C'est du délit d'entrave à la grève, c'est pénalement répréhensible
Philippe Hallier, représentant syndical CGT
L’intersyndicale FA-CGT Ville de Nancy et FA-CGT Métropole de Nancy dénonce un "processus illégal" mis en place par l’administration, pour maintenir le défilé de la Saint-Nicolas coûte que coûte. "Le cabinet du président de la métropole appelle tous les maires et comités des fêtes afin qu'ils fournissent du personnel. C'est du délit d'entrave à la grève, c'est pénalement répréhensible. C'est inadmissible, les agents sont de plus en plus énervés", martèle le syndicaliste CGT Philippe Hallier.
Le défilé toujours menacé
Les agents de la mairie et de la métropole de Nancy maintiennent donc leur préavis de grève du vendredi 8 et samedi 9 décembre 2023, jour du défilé de la Saint-Nicolas. À seulement quelques heures des festivités, les syndicats majoritaires du secteur réclament toujours une hausse salariale et menacent donc de bloquer les festivités.

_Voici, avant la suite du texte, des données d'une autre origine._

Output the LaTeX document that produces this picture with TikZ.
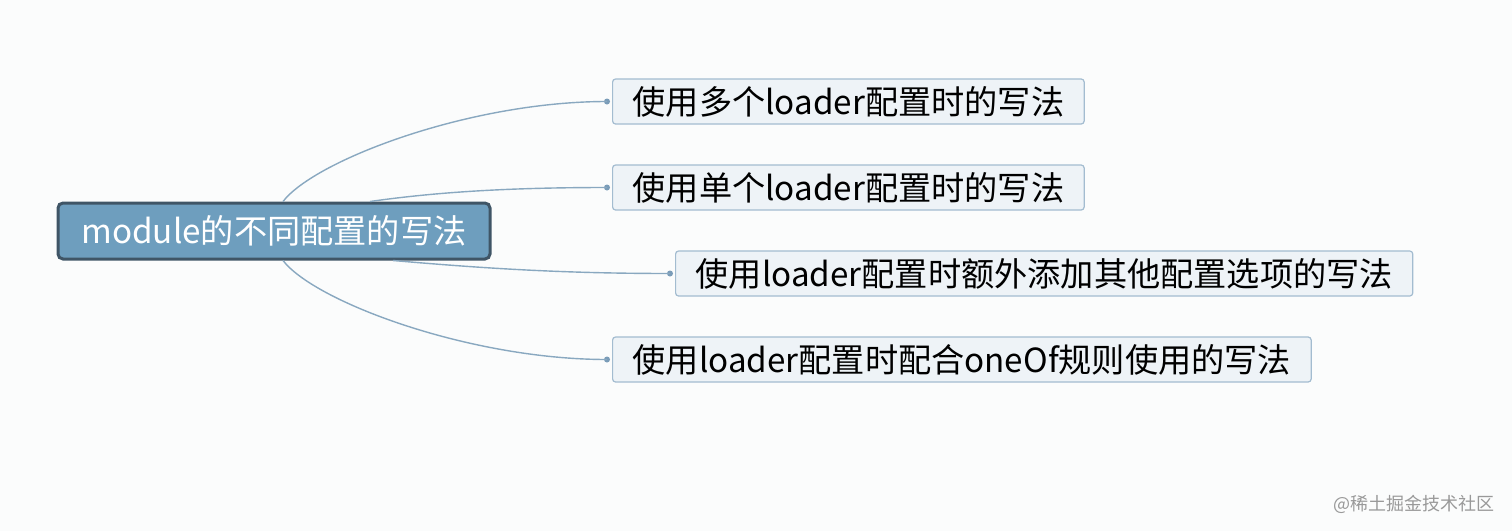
\documentclass[tikz,border=0pt]{standalone}
\usepackage{fontspec}
\usepackage{tikz}
\newfontfamily\cjk{Noto Sans CJK SC}
\definecolor{bgcol}{HTML}{FBFCFC}
\definecolor{rootfill}{HTML}{6E9EBE}
\definecolor{rootline}{HTML}{3F5566}
\definecolor{leaffill}{HTML}{EEF3F7}
\definecolor{leafline}{HTML}{A3BCD0}
\definecolor{linkcol}{HTML}{89A8C0}
\definecolor{markcol}{HTML}{7A9CB8}
\newcommand{\mapsize}{\fontsize{16.6}{19}\selectfont}

\begin{document}
\begin{tikzpicture}
[x=0.5pt,y=-0.5pt,
root node/.style={rectangle, draw=rootline, fill=rootfill, line width=1.5pt, rounded corners=2.5pt, minimum width=216pt, minimum height=28pt, text=white, font={\cjk\mapsize}, inner sep=0pt},
leaf node/.style={rectangle, draw=leafline, fill=leaffill, line width=0.6pt, rounded corners=1.5pt, anchor=west, minimum height=22.5pt, text=black, font={\cjk\mapsize}, inner xsep=10pt, inner ysep=0pt},
link/.style={draw=linkcol, line width=0.7pt},
knob/.style={circle, fill=markcol, inner sep=0pt, minimum size=3pt}]
    \fill[bgcol] (0,0) rectangle (1512,531);
    \node[root node] (root) at (274,231) {module的不同配置的写法};
    \node[leaf node] (multi) at (612,101.5) {使用多个loader配置时的写法};
    \node[leaf node] (single) at (612,187.5) {使用单个loader配置时的写法};
    \node[leaf node] (extra) at (675,273.5) {使用loader配置时额外添加其他配置选项的写法};
    \node[leaf node] (oneof) at (612,359.5) {使用loader配置时配合oneOf规则使用的写法};
    \node[knob] (kmulti) at ([xshift=-2.5pt]multi.west) {};
    \node[knob] (ksingle) at ([xshift=-2.5pt]single.west) {};
    \node[knob] (kextra) at ([xshift=-2.5pt]extra.west) {};
    \node[knob] (koneof) at ([xshift=-2.5pt]oneof.west) {};
    \path[link] ([xshift=4.5pt]root.north) .. controls (315,160) and (470,101.5) .. (kmulti.center);
    \path[link] ([xshift=48pt]root.north) .. controls (430,193) and (500,187.5) .. (ksingle.center);
    \path[link] ([xshift=59.5pt]root.south) .. controls (480,268) and (560,273.5) .. (kextra.center);
    \path[link] ([xshift=4.5pt]root.south) .. controls (315,302) and (470,359.5) .. (koneof.center);
    \node[text=black!40, font={\cjk\fontsize{9}{11}\selectfont}] (mark) at (1414,504) {@稀土掘金技术社区};
\end{tikzpicture}
\end{document}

La priorité de la Ville de Nancy reste que le défilé de la Saint-Nicolas puisse se tenir dans les meilleures conditions
Ville de Nancy
La Saint-Nicolas mobilise chaque année environ 200 agents pour l’ensemble de l’événement, sur la base du volontariat. Sans ces professionnels, le défilé ne devrait donc logiquement pas avoir lieu, mais les élus locaux n’entendent pas les choses de cette oreille.
"La priorité de la Ville de Nancy est que le défilé de la Saint-Nicolas puisse se tenir dans les meilleures conditions, pour l’ensemble des familles, touristes et visiteurs qui attendent cet événement. Nous avons apporté de premières réponses, avec un accord signé avec trois des cinq syndicats de la ville et de la métropole. Des mesures fortes ont été prises, et le maire a fait de nouvelles propositions en début de semaine pour répondre aux revendications des deux syndicats non-signataires. Le dialogue n’est pas rompu, ce n’est pas notre volonté. L’enjeu est de trouver une issue le plus rapidement possible", assure la Ville de Nancy.
Les syndicats seront reçus par les élus, pour une nouvelle tentative de négociation, ce jeudi 7 décembre, à 10 heures.